Event will highlight pension issue for 3,300 local women

 
02/05/2019 @ 08:28

A public meeting is to be held in Newtown to highlight what Plaid Cymru politicians say is an "injustice to women" over changes to pensions.

At least 3,300 women in Montgomeryshire born on or after 6 April 1951 have had significant changes made to their state pension age without them knowing, according to the political party.
 
Helen Mary Jones, AM for Mid and West Wales, is working with the campaign group Women Against State Pension Injustice and will an information event about the issue at 3pm on Saturday, 11 May at the Monty Club in Broad Street.
 
“Plaid Cymru stands with women of Wales and the injustice that has been served upon them by the Westminster government," she said.
 
“Despite paying full National Insurance contributions all their working lives, these women have been told at the last minute that the pensions they had expected at age 60 would be delayed by up to six years. 
 
“This fiasco has caused retirement plans to be shattered.

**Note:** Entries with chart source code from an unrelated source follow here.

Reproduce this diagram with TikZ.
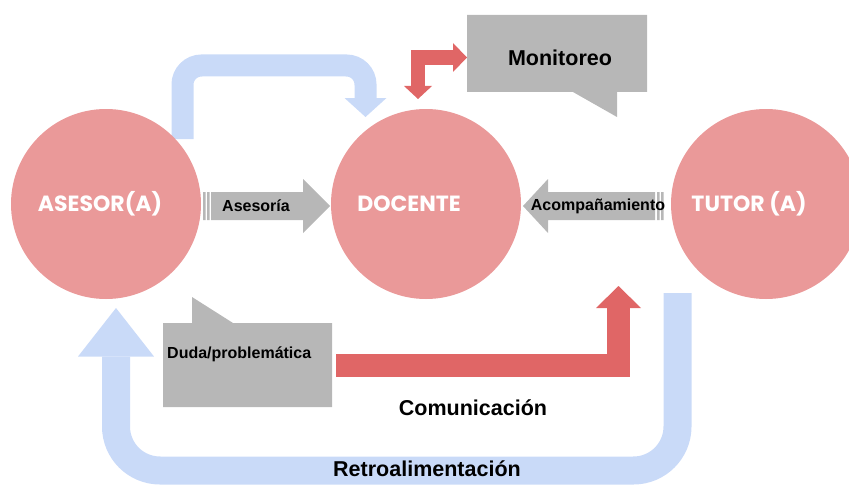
\documentclass[tikz,border=0pt]{standalone}
\usepackage{fontspec}
\setmainfont{Liberation Sans}
\newfontfamily\circfont{Poppins}
\usepackage{tikz}
\usetikzlibrary{arrows, positioning}
\definecolor{circpink}{HTML}{EA9999}
\definecolor{redarrow}{HTML}{E06666}
\definecolor{bluearrow}{HTML}{C9DAF8}
\definecolor{boxgray}{HTML}{B7B7B7}

\begin{document}
\begin{tikzpicture}[x=1pt,y=-1pt,node distance=320pt]
		\tikzstyle{person}=[circle,fill=circpink,minimum size=190pt,inner sep=0pt]
		\tikzstyle{personlbl}=[text=white,inner sep=0pt,font=\circfont\bfseries\fontsize{22}{24}\selectfont]
		\tikzstyle{lbl}=[inner sep=0pt,font=\bfseries\fontsize{16}{18}\selectfont]
		\tikzstyle{biglbl}=[inner sep=0pt,font=\bfseries\fontsize{21.5}{24}\selectfont]
		\tikzstyle{bluebar}=[draw=bluearrow,line cap=butt]
		\tikzstyle{redbar}=[draw=redarrow,line cap=butt,line join=miter]

		\useasboundingbox (0,0) rectangle (849,487);

		% block arrows in the back
		\draw[bluebar,line width=22pt,rounded corners=19pt] (182.5,139) -- (182.5,65.5) -- (365.5,65.5) -- (365.5,98.5);
		\fill[bluearrow] (344.5,98) -- (386.5,98) -- (365.5,117) -- cycle;
		\draw[bluebar,line width=28pt,rounded corners=44pt] (677.5,293) -- (677.5,470.5) -- (116,470.5) -- (116,356.5);
		\fill[bluearrow] (78,356.5) -- (154,356.5) -- (116,308) -- cycle;
		\draw[redbar,line width=14.5pt] (418,86.5) -- (418,57.5) -- (453.5,57.5);
		\fill[redarrow] (404,86) -- (432,86) -- (418,99) -- cycle;
		\fill[redarrow] (453,43) -- (453,72) -- (467,57.5) -- cycle;
		\draw[redbar,line width=22.5pt] (336,365.5) -- (618.5,365.5) -- (618.5,307.5);
		\fill[redarrow] (596,308) -- (641,308) -- (618.5,286) -- cycle;

		\node[person] (asesor) at (106,204) {};
		\node[person] (docente) [right of=asesor] {};
		\node[person] (tutor) [right of=docente,xshift=20pt] {};
		\node[personlbl] (asesor_l) at ([xshift=-6pt]asesor.center) {ASESOR(A)};
		\node[personlbl] (docente_l) at ([xshift=-17pt]docente.center) {DOCENTE};
		\node[personlbl] (tutor_l) at ([xshift=-17pt]tutor.center) {TUTOR (A)};

		% striped arrows
		\fill[boxgray] (203,192) rectangle (205.5,220) (207,192) rectangle (209.5,220);
		\fill[boxgray] (211,192) -- (303,192) -- (303,179) -- (330,206) -- (303,233) -- (303,220) -- (211,220) -- cycle;
		\node[lbl] (asesoria) at (256,206) {Asesoría};
		\fill[boxgray] (657,192) rectangle (659.5,220) (661,192) rectangle (663.5,220);
		\fill[boxgray] (655,192) -- (548,192) -- (548,179) -- (523,206) -- (548,233) -- (548,220) -- (655,220) -- cycle;
		\node[lbl] (acomp) at (598,206) {Acompañamiento};

		% callouts
		\fill[boxgray] (467,15) -- (647,15) -- (647,92) -- (617,92) -- (617,117) -- (573,92) -- (467,92) -- cycle;
		\node[biglbl] (monitoreo) at (560,58) {Monitoreo};
		\fill[boxgray] (163,323) -- (192,323) -- (192,297) -- (233,323) -- (332,323) -- (332,407) -- (163,407) -- cycle;
		\node[lbl,anchor=west] (duda) at (167,354) {Duda/problemática};

		\node[biglbl] (comunic) at (473,408) {Comunicación};
		\node[biglbl] (retro) at (427,469) {Retroalimentación};

	\end{tikzpicture}
\end{document}
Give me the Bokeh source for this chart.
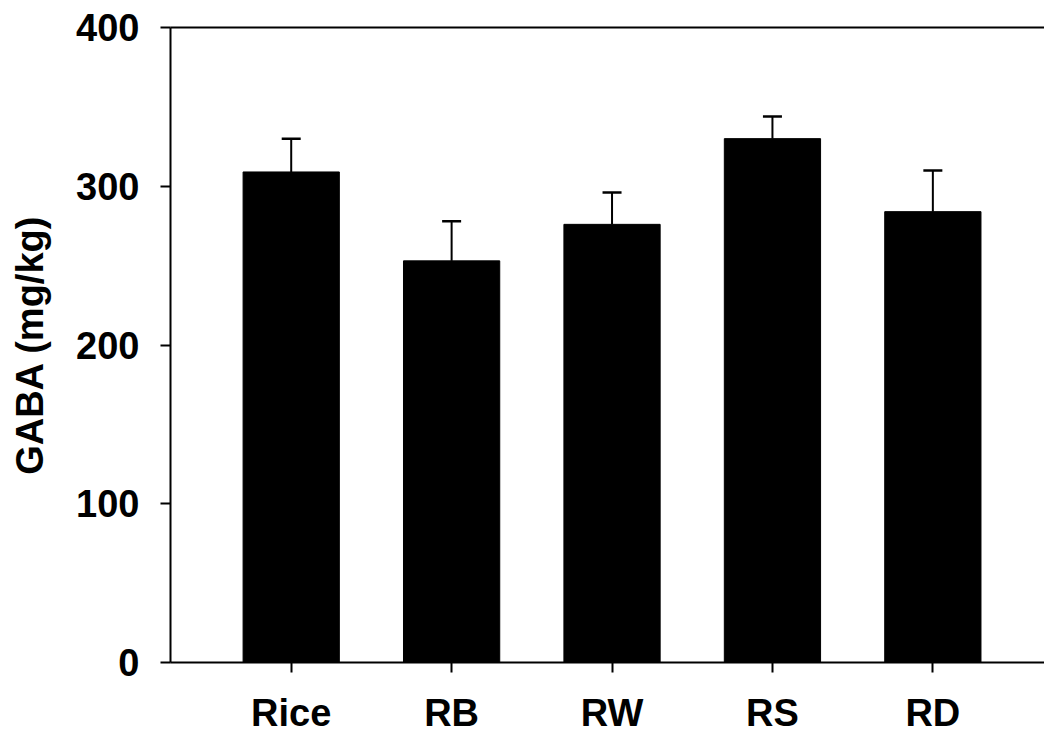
import numpy as np
from bokeh.plotting import figure
from bokeh.models import (ColumnDataSource, Range1d, FixedTicker, LinearAxis,
                          Whisker, TeeHead)
from bokeh.embed import file_html
from bokeh.resources import INLINE

# GABA content per sample (mg/kg), mean and standard deviation
categories = ["Rice", "RB", "RW", "RS", "RD"]
gaba_mean = [309, 253, 276, 330, 284]
gaba_sd = [21, 25, 20, 14, 26]
y_ticks = [0, 100, 200, 300, 400]

FONT = "Liberation Sans"

x_pos = np.arange(len(categories))
src = ColumnDataSource(dict(
    x=x_pos,
    top=gaba_mean,
    upper=[m + s for m, s in zip(gaba_mean, gaba_sd)],
))

p = figure(width=1044, height=738, output_backend="svg", toolbar_location=None,
           x_range=Range1d(-0.7525, 4.696), y_range=Range1d(0, 400),
           min_border_left=170, min_border_right=0, min_border_top=27,
           min_border_bottom=76, x_axis_type=None, y_axis_type=None)
p.outline_line_color = None
p.xgrid.visible = False
p.ygrid.visible = False
p.background_fill_color = "white"
p.border_fill_color = "white"

p.vbar(x="x", top="top", bottom=0, width=0.6, source=src,
       fill_color="black", line_color="black")

p.add_layout(Whisker(source=src, base="x", lower="top", upper="upper",
                     dimension="height", line_color="black", line_width=2,
                     lower_head=None,
                     upper_head=TeeHead(size=19, line_color="black", line_width=2.5)))

def style_axis(ax):
    ax.axis_line_color = "black"
    ax.axis_line_width = 2
    ax.major_tick_line_color = "black"
    ax.major_tick_line_width = 2
    ax.major_tick_out = 10
    ax.major_tick_in = 0
    ax.minor_tick_line_color = None
    ax.major_label_text_font = FONT
    ax.major_label_text_font_style = "bold"
    ax.major_label_text_font_size = "38px"
    ax.major_label_text_color = "black"

yaxis = LinearAxis(ticker=FixedTicker(ticks=y_ticks), axis_label="GABA (mg/kg)")
style_axis(yaxis)
yaxis.major_label_standoff = 21
yaxis.axis_label_text_font = FONT
yaxis.axis_label_text_font_style = "bold"
yaxis.axis_label_text_font_size = "38px"
yaxis.axis_label_text_color = "black"
yaxis.axis_label_standoff = 22
p.add_layout(yaxis, "left")

xaxis = LinearAxis(ticker=FixedTicker(ticks=list(x_pos)),
                   major_label_overrides={int(i): c for i, c in zip(x_pos, categories)})
style_axis(xaxis)
xaxis.major_label_standoff = 19
p.add_layout(xaxis, "below")

# top frame line
top_axis = LinearAxis(ticker=FixedTicker(ticks=[]))
top_axis.axis_line_color = "black"
top_axis.axis_line_width = 2
top_axis.major_tick_line_color = None
top_axis.minor_tick_line_color = None
top_axis.major_label_text_font_size = "0px"
p.add_layout(top_axis, "above")

open("out.html", "w").write(file_html(p, INLINE))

Women who have planned and saved for their retirement are living on dwindling limited savings until they reach their new state pension age when the only income they will have left will be their state pension."
 
She added: “The consequences of this poor implementation and communication are likely to be poverty, loss of independence and financial security, and ill health.
 
“We know that we need to introduce equality in terms of the state pension age, but we need to do that over a longer time frame and give an opportunity to women to prepare properly for their future and in a way that doesn’t leave them in poverty and distress.
 
“We held a successful Plaid Cymru debate in March on the issue in the Senedd. A majority of Assembly Members backed the Plaid Cymru motion calling on the Welsh Government to make representations to the UK Government in support of the campaign.”
 
The campaign group is calling for “fair transitional state pension arrangements,” which they say translates into a ‘bridging pension’ paid from age 60 to the state pension age. They also advocate compensation for losses for those women who have already reached their state pension age.